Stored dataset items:
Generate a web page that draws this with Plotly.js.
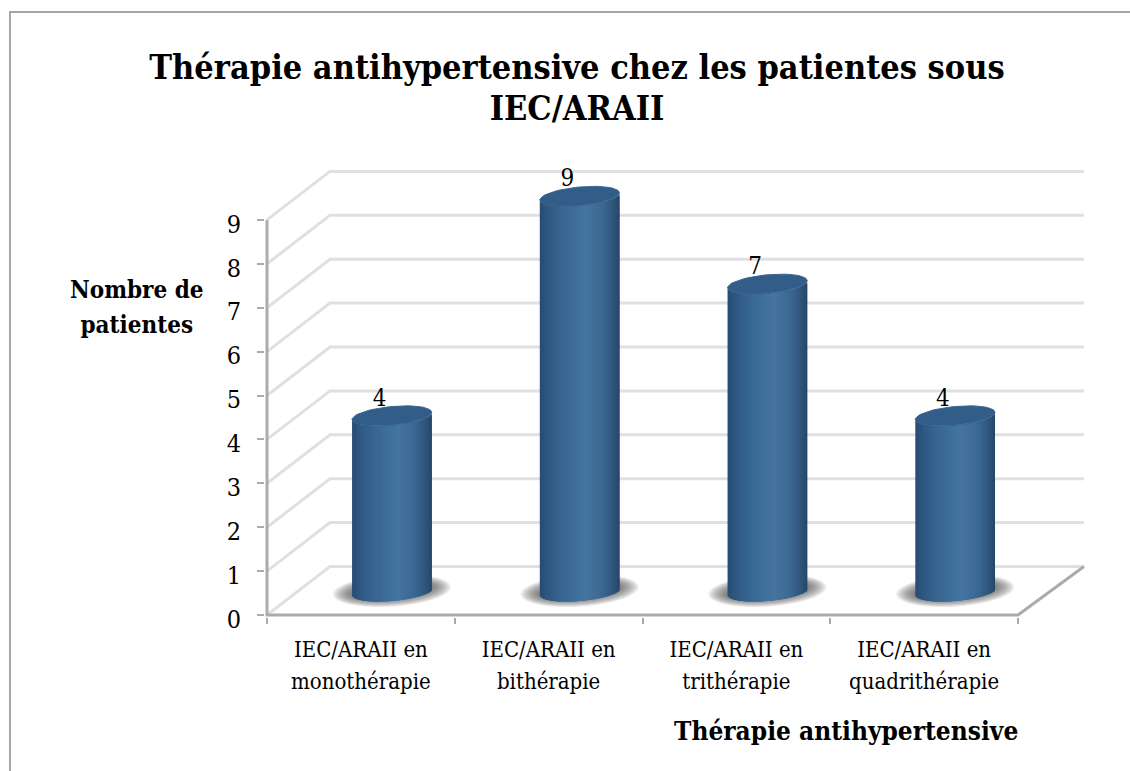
<!DOCTYPE html>
<html><head><meta charset="utf-8">
<script src="https://cdn.plot.ly/plotly-3.0.1.min.js"></script>
<style>html,body{margin:0;padding:0;background:#fff;overflow:hidden}#c{width:1130px;height:771px}</style>
</head><body><div id="c"></div>
<script>
const categories = ["IEC/ARAII en<br>monothérapie","IEC/ARAII en<br>bithérapie","IEC/ARAII en<br>trithérapie","IEC/ARAII en<br>quadrithérapie"];
const patientes = [4, 9, 7, 4];
const yTicks = [0,1,2,3,4,5,6,7,8,9];
const titleText = "Thérapie antihypertensive chez les patientes sous<br>IEC/ARAII";
const yTitleText = "Nombre de<br>patientes";
const xTitleText = "Thérapie antihypertensive";

const FONT = '"DejaVu Serif Condensed","DejaVu Serif",serif';
const W = 1130, H = 771;
// pixel calibration of the axes
const pxX = 187.75, pxY = 43.9, pad = 2;
const left = 267, floorY = 615, rightEnd = 1084, backTop = 172;
const x0 = -0.5, xFront = 3.5, xEnd = x0 + (rightEnd-left)/pxX;
const depthX = 63/pxX, depthY = 48.5/pxY;
const yTop = (floorY-backTop)/pxY;
const mL = left-pad, mR = W-rightEnd-pad, mT = backTop-pad, mB = H-floorY-pad;
const plotW = W-mL-mR, plotH = H-mT-mB;
const xr = [x0-pad/pxX, xEnd+pad/pxX], yr = [-pad/pxY, yTop+pad/pxY];
const paperX = p => (p-mL)/plotW, paperY = p => (H-mB-p)/plotH;

// cylinder geometry (data units)
const shiftX = 0.165, baseY = 0.535;
const a = 39.8/pxX, b = 9.4/pxY, tilt = 3.6/pxY;
const ell = (cx,cy,ra,rb,k,n=60) => {
  const xs=[],ys=[];
  for(let i=0;i<=n;i++){const t=2*Math.PI*i/n;xs.push(cx+ra*Math.cos(t));ys.push(cy+rb*Math.sin(t)+k*Math.cos(t));}
  return [xs,ys];
};
const toPath = ([xs,ys]) => 'M'+xs.map((v,i)=>v+','+ys[i]).join('L')+'Z';

const stops = [[-1,[40,76,114]],[-0.82,[46,87,128]],[-0.45,[56,102,146]],[0.15,[69,117,160]],[0.55,[60,105,148]],[0.85,[47,85,124]],[1,[39,70,104]]];
const shade = u => {
  for(let i=1;i<stops.length;i++){ if(u<=stops[i][0]){
    const [u0,c0]=stops[i-1],[u1,c1]=stops[i],f=(u-u0)/(u1-u0);
    return 'rgb('+c0.map((c,j)=>Math.round(c+(c1[j]-c)*f)).join(',')+')';
  }}
  return 'rgb(39,70,104)';
};

const traces = [];
const N = 80, step = 2*a/N;
for(let i=0;i<N;i++){
  const uL = -1+2*i/N, u = uL+1/N;
  const low = baseY - b*Math.sqrt(1-u*u) + tilt*u;
  // each strip overlaps the next ones, which paint over it, so no background leaks between strips
  const wid = Math.min(3*step, (1-uL)*a);
  traces.push({type:'bar',x:patientes.map((_,c)=>c+shiftX+a*uL+wid/2),y:patientes,base:patientes.map(()=>low),
    width:patientes.map(()=>wid),opacity:1,marker:{color:shade(u),opacity:1,line:{width:0}},hoverinfo:'skip',showlegend:false,cliponaxis:false});
}
patientes.forEach((v,c)=>{
  const [xs,ys]=ell(c+shiftX,baseY+v,a,b,tilt);
  traces.push({type:'scatter',mode:'lines',x:xs,y:ys,fill:'toself',fillcolor:'#325d88',line:{color:'#3a6692',width:1},hoverinfo:'skip',showlegend:false,cliponaxis:false});
});
traces.push({type:'scatter',mode:'text',x:patientes.map((_,c)=>c+0.1),y:patientes.map(v=>v+0.9),text:patientes.map(String),
  textposition:'middle center',textfont:{family:FONT,size:24,color:'#000'},hoverinfo:'skip',showlegend:false,cliponaxis:false});

// walls, floor and axis lines
const gridPath = yTicks.map(v=>`M${x0},${v}L${x0+depthX},${v+depthY}L${xEnd},${v+depthY}`).join('');
const shapes = [
  {type:'path',layer:'below',xref:'x',yref:'y',path:gridPath,line:{color:'#e0e0e0',width:3}},
  {type:'path',layer:'below',xref:'x',yref:'y',path:`M${x0},9L${x0},0L${xFront},0L${xEnd},${depthY}`,line:{color:'#ababab',width:3}},
];
patientes.forEach((v,c)=>{
  const S=10;
  for(let s=0;s<S;s++){
    const g=1-s/S;
    shapes.push({type:'path',layer:'below',xref:'x',yref:'y',
      path:toPath(ell(c+shiftX,baseY+0.02,(40+19*g)/pxX,(8+8*g)/pxY,tilt)),
      fillcolor:'rgba(80,80,80,0.1)',line:{width:0}});
  }
});
// outer frame of the picture
shapes.push({type:'path',xref:'paper',yref:'paper',
  path:`M${paperX(10)},${paperY(772)}L${paperX(10)},${paperY(12)}L${paperX(1131)},${paperY(12)}`,line:{color:'#a6a6a6',width:2}});

const layout = {
  width:W,height:H,margin:{l:mL,r:mR,t:mT,b:mB,pad:0},
  paper_bgcolor:'#fff',plot_bgcolor:'rgba(0,0,0,0)',showlegend:false,barmode:'overlay',
  font:{family:FONT,color:'#000'},
  title:{text:titleText.split('<br>').map(s=>`<span style="font-size:34px">${s}</span>`).join('<br>'),
    font:{family:FONT,size:31.5,weight:700,color:'#000'},x:577/W,xanchor:'center',y:1-79/H,yanchor:'middle'},
  xaxis:{range:xr,showgrid:false,zeroline:false,showline:false,
    tickmode:'array',tickvals:categories.map((_,i)=>i),
    ticktext:categories.map(s=>s.split('<br>').map(t=>`<span style="font-size:22px">${t}</span>`).join('<br>')),
    ticks:'',ticklabelstandoff:14,tickfont:{family:FONT,size:24.6,color:'#000'},
    minor:{tickmode:'array',tickvals:[-0.5,0.5,1.5,2.5,3.5],ticks:'outside',ticklen:6,tickwidth:2,tickcolor:'#ababab',showgrid:false}},
  yaxis:{range:yr,showgrid:false,zeroline:false,showline:false,
    tickmode:'array',tickvals:yTicks,ticks:'outside',ticklen:7,tickwidth:2,tickcolor:'#ababab',
    ticklabelstandoff:11,ticklabelshift:4,tickfont:{family:FONT,size:25,color:'#000'}},
  shapes,
  annotations:[
    {xref:'paper',yref:'paper',x:paperX(137),y:paperY(307),xanchor:'center',yanchor:'middle',showarrow:false,align:'center',
     text:yTitleText.split('<br>').map(s=>`<span style="font-size:24px">${s}</span>`).join('<br>'),font:{family:FONT,size:27,weight:700,color:'#000'}},
    {xref:'paper',yref:'paper',x:paperX(1020),y:paperY(731),xanchor:'right',yanchor:'middle',showarrow:false,
     text:xTitleText,font:{family:FONT,size:26,weight:700,color:'#000'}}
  ]
};
Plotly.newPlot('c',traces,layout,{displayModeBar:false,staticPlot:true});
</script></body></html>
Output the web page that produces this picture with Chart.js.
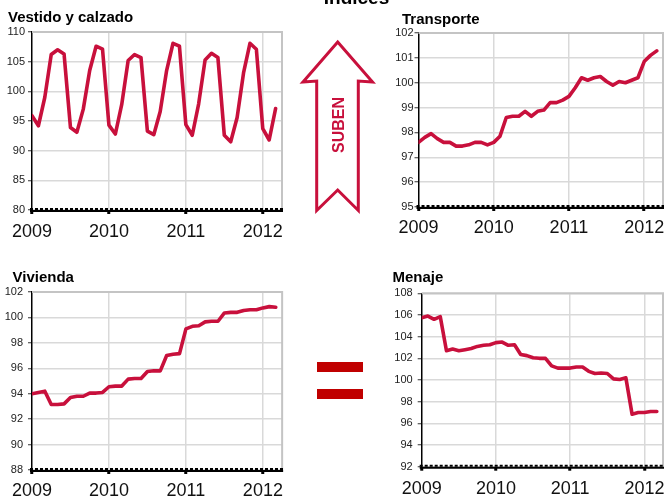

EXERCISE> Write out all the records again, exactly, minus any pictures.

COMPLETE RESPONSE>
Generate a web page that draws this with Plotly.js.
<!DOCTYPE html>
<html><head><meta charset="utf-8">
<script src="https://cdn.plot.ly/plotly-3.0.1.min.js"></script>
<style>html,body{margin:0;padding:0;background:#fff;overflow:hidden}#c{width:1130px;height:771px}</style>
</head><body><div id="c"></div>
<script>
const categories = ["IEC/ARAII en<br>monothérapie","IEC/ARAII en<br>bithérapie","IEC/ARAII en<br>trithérapie","IEC/ARAII en<br>quadrithérapie"];
const patientes = [4, 9, 7, 4];
const yTicks = [0,1,2,3,4,5,6,7,8,9];
const titleText = "Thérapie antihypertensive chez les patientes sous<br>IEC/ARAII";
const yTitleText = "Nombre de<br>patientes";
const xTitleText = "Thérapie antihypertensive";

const FONT = '"DejaVu Serif Condensed","DejaVu Serif",serif';
const W = 1130, H = 771;
// pixel calibration of the axes
const pxX = 187.75, pxY = 43.9, pad = 2;
const left = 267, floorY = 615, rightEnd = 1084, backTop = 172;
const x0 = -0.5, xFront = 3.5, xEnd = x0 + (rightEnd-left)/pxX;
const depthX = 63/pxX, depthY = 48.5/pxY;
const yTop = (floorY-backTop)/pxY;
const mL = left-pad, mR = W-rightEnd-pad, mT = backTop-pad, mB = H-floorY-pad;
const plotW = W-mL-mR, plotH = H-mT-mB;
const xr = [x0-pad/pxX, xEnd+pad/pxX], yr = [-pad/pxY, yTop+pad/pxY];
const paperX = p => (p-mL)/plotW, paperY = p => (H-mB-p)/plotH;

// cylinder geometry (data units)
const shiftX = 0.165, baseY = 0.535;
const a = 39.8/pxX, b = 9.4/pxY, tilt = 3.6/pxY;
const ell = (cx,cy,ra,rb,k,n=60) => {
  const xs=[],ys=[];
  for(let i=0;i<=n;i++){const t=2*Math.PI*i/n;xs.push(cx+ra*Math.cos(t));ys.push(cy+rb*Math.sin(t)+k*Math.cos(t));}
  return [xs,ys];
};
const toPath = ([xs,ys]) => 'M'+xs.map((v,i)=>v+','+ys[i]).join('L')+'Z';

const stops = [[-1,[40,76,114]],[-0.82,[46,87,128]],[-0.45,[56,102,146]],[0.15,[69,117,160]],[0.55,[60,105,148]],[0.85,[47,85,124]],[1,[39,70,104]]];
const shade = u => {
  for(let i=1;i<stops.length;i++){ if(u<=stops[i][0]){
    const [u0,c0]=stops[i-1],[u1,c1]=stops[i],f=(u-u0)/(u1-u0);
    return 'rgb('+c0.map((c,j)=>Math.round(c+(c1[j]-c)*f)).join(',')+')';
  }}
  return 'rgb(39,70,104)';
};

const traces = [];
const N = 80, step = 2*a/N;
for(let i=0;i<N;i++){
  const uL = -1+2*i/N, u = uL+1/N;
  const low = baseY - b*Math.sqrt(1-u*u) + tilt*u;
  // each strip overlaps the next ones, which paint over it, so no background leaks between strips
  const wid = Math.min(3*step, (1-uL)*a);
  traces.push({type:'bar',x:patientes.map((_,c)=>c+shiftX+a*uL+wid/2),y:patientes,base:patientes.map(()=>low),
    width:patientes.map(()=>wid),opacity:1,marker:{color:shade(u),opacity:1,line:{width:0}},hoverinfo:'skip',showlegend:false,cliponaxis:false});
}
patientes.forEach((v,c)=>{
  const [xs,ys]=ell(c+shiftX,baseY+v,a,b,tilt);
  traces.push({type:'scatter',mode:'lines',x:xs,y:ys,fill:'toself',fillcolor:'#325d88',line:{color:'#3a6692',width:1},hoverinfo:'skip',showlegend:false,cliponaxis:false});
});
traces.push({type:'scatter',mode:'text',x:patientes.map((_,c)=>c+0.1),y:patientes.map(v=>v+0.9),text:patientes.map(String),
  textposition:'middle center',textfont:{family:FONT,size:24,color:'#000'},hoverinfo:'skip',showlegend:false,cliponaxis:false});

// walls, floor and axis lines
const gridPath = yTicks.map(v=>`M${x0},${v}L${x0+depthX},${v+depthY}L${xEnd},${v+depthY}`).join('');
const shapes = [
  {type:'path',layer:'below',xref:'x',yref:'y',path:gridPath,line:{color:'#e0e0e0',width:3}},
  {type:'path',layer:'below',xref:'x',yref:'y',path:`M${x0},9L${x0},0L${xFront},0L${xEnd},${depthY}`,line:{color:'#ababab',width:3}},
];
patientes.forEach((v,c)=>{
  const S=10;
  for(let s=0;s<S;s++){
    const g=1-s/S;
    shapes.push({type:'path',layer:'below',xref:'x',yref:'y',
      path:toPath(ell(c+shiftX,baseY+0.02,(40+19*g)/pxX,(8+8*g)/pxY,tilt)),
      fillcolor:'rgba(80,80,80,0.1)',line:{width:0}});
  }
});
// outer frame of the picture
shapes.push({type:'path',xref:'paper',yref:'paper',
  path:`M${paperX(10)},${paperY(772)}L${paperX(10)},${paperY(12)}L${paperX(1131)},${paperY(12)}`,line:{color:'#a6a6a6',width:2}});

const layout = {
  width:W,height:H,margin:{l:mL,r:mR,t:mT,b:mB,pad:0},
  paper_bgcolor:'#fff',plot_bgcolor:'rgba(0,0,0,0)',showlegend:false,barmode:'overlay',
  font:{family:FONT,color:'#000'},
  title:{text:titleText.split('<br>').map(s=>`<span style="font-size:34px">${s}</span>`).join('<br>'),
    font:{family:FONT,size:31.5,weight:700,color:'#000'},x:577/W,xanchor:'center',y:1-79/H,yanchor:'middle'},
  xaxis:{range:xr,showgrid:false,zeroline:false,showline:false,
    tickmode:'array',tickvals:categories.map((_,i)=>i),
    ticktext:categories.map(s=>s.split('<br>').map(t=>`<span style="font-size:22px">${t}</span>`).join('<br>')),
    ticks:'',ticklabelstandoff:14,tickfont:{family:FONT,size:24.6,color:'#000'},
    minor:{tickmode:'array',tickvals:[-0.5,0.5,1.5,2.5,3.5],ticks:'outside',ticklen:6,tickwidth:2,tickcolor:'#ababab',showgrid:false}},
  yaxis:{range:yr,showgrid:false,zeroline:false,showline:false,
    tickmode:'array',tickvals:yTicks,ticks:'outside',ticklen:7,tickwidth:2,tickcolor:'#ababab',
    ticklabelstandoff:11,ticklabelshift:4,tickfont:{family:FONT,size:25,color:'#000'}},
  shapes,
  annotations:[
    {xref:'paper',yref:'paper',x:paperX(137),y:paperY(307),xanchor:'center',yanchor:'middle',showarrow:false,align:'center',
     text:yTitleText.split('<br>').map(s=>`<span style="font-size:24px">${s}</span>`).join('<br>'),font:{family:FONT,size:27,weight:700,color:'#000'}},
    {xref:'paper',yref:'paper',x:paperX(1020),y:paperY(731),xanchor:'right',yanchor:'middle',showarrow:false,
     text:xTitleText,font:{family:FONT,size:26,weight:700,color:'#000'}}
  ]
};
Plotly.newPlot('c',traces,layout,{displayModeBar:false,staticPlot:true});
</script></body></html>
Output the web page that produces this picture with Chart.js.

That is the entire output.